Le présent dossier cherche à contribuer à cette nouvelle perspective « relationnelle », en se focalisant sur les relations culturelles entre les deux communautés. Il couvre la période entre la fin du dix-neuvième siècle et le début du vingt-et-unième, sans évidemment prétendre à l’exhaustivité. Les articles traitent de domaines variés – loisirs, littérature, musique, théâtre, philanthropie – mais tous s’intéressent aux interactions entre Juifs et Arabes et à leurs efforts pour se comprendre eux-mêmes et pour se saisir de multiples « altérités culturelles » durant cette période de mutations rapides. Tout en gardant à l’esprit que les relations culturelles sont constamment imprégnées de relations de pouvoir, les articles rassemblés ici montrent que les relations entre Juifs et Arabes en Palestine/Israël ne se limitent pas à une hostilité réciproque et à des conflits récurrents, mais qu’elles se tissent aussi de coopérations et de tentatives de vivre ensemble. Si ces tentatives se sont souvent soldées par des échecs, une « histoire des possibles » tend à prouver que les déconvenues d’une génération peuvent aussi devenir les ferments de tentatives à venir.

Introduction 

For a long period, the dominant approach to the history of Jewish-Arab relations in Palestine/Israel was characterized by three main features. First, a “dual society” perspective, which assumed that Jewish and Arab societies were separate, self-contained and mutually hostile entities whose main mode of interaction was often-violent conflict. This outlook therefore placed primary focus on the Zionist and Palestinian national movements. Second, both societies were studied “from above”, through the examination of their political leaders, diplomats and military men, and emphasis on their confrontations. Historians who adopted this view assumed that each society was monolithic, and that the boundaries between the two were clear-cut. Finally, the 1948 War was marked as a momentous event that dictated the research agenda of the period beginning in the late nineteenth century, with the first wave of Zionist immigration from Eastern Europe. Like the French Revolution in the history of eighteenth-century France, or the Holocaust in the history of German-Jewish relations, the 1948 War became an inevitable telos that cast a long shadow over the preceding period, painting it in a single color. To a lesser extent, the wars that followed – those of 1956, 1967, 1973, 1982 and the two Intifadas – also became important anchorages between which the history of Jewish-Arab relations sailed in a straight line. 

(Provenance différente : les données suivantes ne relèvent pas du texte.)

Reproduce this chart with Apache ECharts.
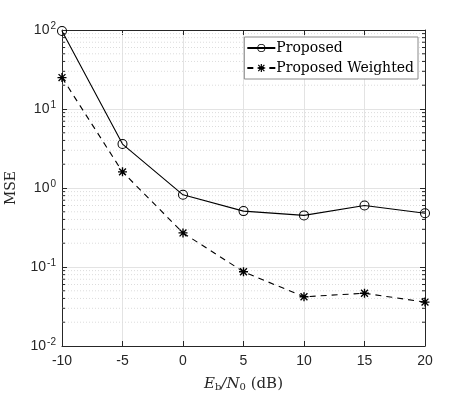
<!DOCTYPE html>
<html>
<head>
<meta charset="UTF-8">
<title>MSE vs Eb/N0</title>
<script src="https://cdn.jsdelivr.net/npm/echarts@6/dist/echarts.min.js"></script>
<style>
  html, body { margin: 0; padding: 0; background: #fff; }
</style>
</head>
<body>
<div id="main" style="width:470px; height:393px;"></div>
<script type="text/javascript">
// x values (Eb/N0 in dB)
var snr = [-10, -5, 0, 5, 10, 15, 20];
// MSE values
var proposed = [97, 3.6, 0.82, 0.51, 0.45, 0.60, 0.48];
var weighted = [25, 1.6, 0.27, 0.087, 0.042, 0.0465, 0.036];
// decades of the y axis, minor steps inside each decade
var decades = [0.01, 0.1, 1, 10];
var minorSteps = [2, 3, 4, 5, 6, 7, 8, 9];

var dark = '#262626';
// asterisk marker (+ and x put together), filled
var asterisk = 'path://M8.5 0L11.5 0L11.5 20L8.5 20Z M0 8.5L20 8.5L20 11.5L0 11.5Z ' +
    'M3.4 1.3L18.7 16.6L16.6 18.7L1.3 3.4Z M16.6 1.3L18.7 3.4L3.4 18.7L1.3 16.6Z';
// open ring, so the line shows through like a MATLAB 'o' marker
var ring = 'path://M10 0A10 10 0 1 1 10 20A10 10 0 1 1 10 0Z ' +
    'M10 2A8 8 0 1 0 10 18A8 8 0 1 0 10 2Z';

function pairs(xs, ys) {
    return xs.map(function (x, i) { return [x, ys[i]]; });
}

var minorVals = [];
decades.forEach(function (d) {
    minorSteps.forEach(function (m) { minorVals.push([-10, +(d * m).toPrecision(3)]); });
});

var myChart = echarts.init(document.getElementById('main'));

var option = {
    animation: false,
    backgroundColor: '#fff',
    grid: { left: 62, right: 45, top: 30, bottom: 47, outerBoundsMode: 'none' },
    legend: {
        right: 52, top: 37,
        orient: 'vertical',
        itemGap: 6,
        itemWidth: 28,
        itemHeight: 10,
        padding: [4, 4, 4, 2],
        backgroundColor: '#fff',
        borderColor: '#8a8a8a',
        borderWidth: 1,
        textStyle: { fontFamily: 'DejaVu Serif', fontSize: 14, color: '#000', padding: [0, 0, 0, -4] },
        data: ['Proposed', 'Proposed Weighted']
    },
    xAxis: [{
        type: 'value', min: -10, max: 20, interval: 5,
        name: '{i|E}{sub|b}{i|/N}{sub|0}{n| (dB)}',
        nameLocation: 'middle', nameGap: 30,
        nameTextStyle: {
            rich: {
                i: { fontFamily: 'DejaVu Serif', fontStyle: 'italic', fontSize: 15, color: dark },
                sub: { fontFamily: 'DejaVu Serif', fontSize: 10, color: dark, verticalAlign: 'bottom', padding: [6, 0, 0, 0] },
                n: { fontFamily: 'DejaVu Serif', fontSize: 15, color: dark }
            }
        },
        axisLine: { onZero: false, lineStyle: { color: dark } },
        axisTick: { inside: true, length: 5, lineStyle: { color: dark } },
        axisLabel: { color: dark, fontFamily: 'Liberation Sans', fontSize: 14, margin: 8 },
        splitLine: { show: true, lineStyle: { color: '#e3e3e3' } }
    }, {
        type: 'value', min: -10, max: 20, interval: 5, position: 'top',
        axisLine: { show: true, onZero: false, lineStyle: { color: dark } },
        axisTick: { show: true, inside: true, length: 5, lineStyle: { color: dark } },
        axisLabel: { show: false }, splitLine: { show: false }
    }],
    yAxis: [{
        type: 'log', logBase: 10, min: 0.01, max: 100,
        name: 'MSE', nameLocation: 'middle', nameGap: 44,
        nameTextStyle: { fontFamily: 'DejaVu Serif', fontSize: 14, color: dark },
        axisLine: { show: true, onZero: false, lineStyle: { color: dark } },
        axisTick: { show: true, inside: true, length: 5, lineStyle: { color: dark } },
        axisLabel: {
            color: dark, margin: 6,
            formatter: function (v) {
                return '{b|10}{s|' + Math.round(Math.log10(v)) + '}';
            },
            rich: {
                b: { fontFamily: 'Liberation Sans', fontSize: 14, color: dark },
                s: { fontFamily: 'Liberation Sans', fontSize: 10, color: dark, verticalAlign: 'top', padding: [0, 0, 8, 1] }
            }
        },
        splitLine: { show: true, lineStyle: { color: '#e3e3e3' } }
    }, {
        type: 'log', logBase: 10, min: 0.01, max: 100, position: 'right',
        axisLine: { show: true, onZero: false, lineStyle: { color: dark } },
        axisTick: { show: true, inside: true, length: 5, lineStyle: { color: dark } },
        axisLabel: { show: false }, splitLine: { show: false }
    }],
    series: [{
        // minor grid lines and minor ticks of the log axis
        type: 'custom',
        silent: true,
        z: 1,
        data: minorVals,
        encode: { x: 0, y: 1 },
        renderItem: function (params, api) {
            var cs = params.coordSys;
            var y = api.coord([-10, api.value(1)])[1];
            return {
                type: 'group',
                children: [{
                    type: 'line',
                    shape: { x1: cs.x, y1: y, x2: cs.x + cs.width, y2: y },
                    style: { stroke: '#dcdcdc', lineWidth: 1, lineDash: [1, 2] }
                }, {
                    type: 'line',
                    shape: { x1: cs.x, y1: y, x2: cs.x + 3, y2: y },
                    style: { stroke: dark, lineWidth: 1 }
                }, {
                    type: 'line',
                    shape: { x1: cs.x + cs.width - 3, y1: y, x2: cs.x + cs.width, y2: y },
                    style: { stroke: dark, lineWidth: 1 }
                }]
            };
        }
    }, {
        name: 'Proposed',
        type: 'line',
        z: 3,
        data: pairs(snr, proposed),
        symbol: ring,
        symbolSize: 10,
        showAllSymbol: true,
        color: '#000',
        lineStyle: { color: '#000', width: 1.1 },
        itemStyle: { color: '#000', borderWidth: 0 }
    }, {
        name: 'Proposed Weighted',
        type: 'line',
        z: 3,
        data: pairs(snr, weighted),
        symbol: asterisk,
        symbolSize: 9,
        color: '#000',
        lineStyle: { color: '#000', width: 1.1, type: [6, 5] },
        itemStyle: { color: '#000', borderWidth: 0 }
    }]
};

myChart.setOption(option);
</script>
</body>
</html>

Over the past twenty years, however, another perspective has slowly emerged, which examines Jewish and Arab societies as entities with porous, constantly shifting boundaries that have not only fought but also cooperated with one another. This “relational” view has placed emphasis not on vertical division and national identity but rather on horizontal interaction and local patriotism. It has adopted the assumption that each society was heterogeneous, and at times deeply divided along class, religious and ethnic lines – a dynamic that enabled cross-national connections and alliances, notably around issues of gender, class and language. Proponents of this perspective prefer to study these societies “from below”, dedicating special attention to common people – peasants, artisans, industrial workers, shopkeepers – and to the domains of everyday life, leisure, and popular culture. This shift also demands a new kind of historical sources, which extend beyond the official documents deposited in state and military archives and include diverse, less familiar sources such as ethnographic records, various ego documents, and visual images. Lastly, the teleological view of history has been replaced with an approach that explores roads not taken and alternative – failed or successful – experiences, without scrutinizing them through the lens of hindsight. This approach does not regard wars as inevitable outcomes, and looks at historical processes through the eyes of their participants, working to understand their points of view as historical agents.

The present file aims to contribute to this new, “relational” approach while focusing on the cultural relations between the two societies. It covers the period between the late nineteenth century and early twenty first century, but does not presume to be exhaustive. The articles it includes concern varied domains – leisure, literature, music, theatre, philanthropy – but all focus on the interaction between Jews and Arabs and their attempts to make sense of themselves and their cultural counterparts during this period of rapid change. While taking into consideration that cultural relations are imbued with power relations, these articles demonstrate that Jewish-Arab relations in Palestine/Israel were not solely characterized by mutual hostility and recurrent conflict, but also by cooperation and efforts to lead a shared life. Although such attempts were often unsuccessful, a “history of possibilities” tends to show that the impasse of one generation could become a source of inspiration for future generations.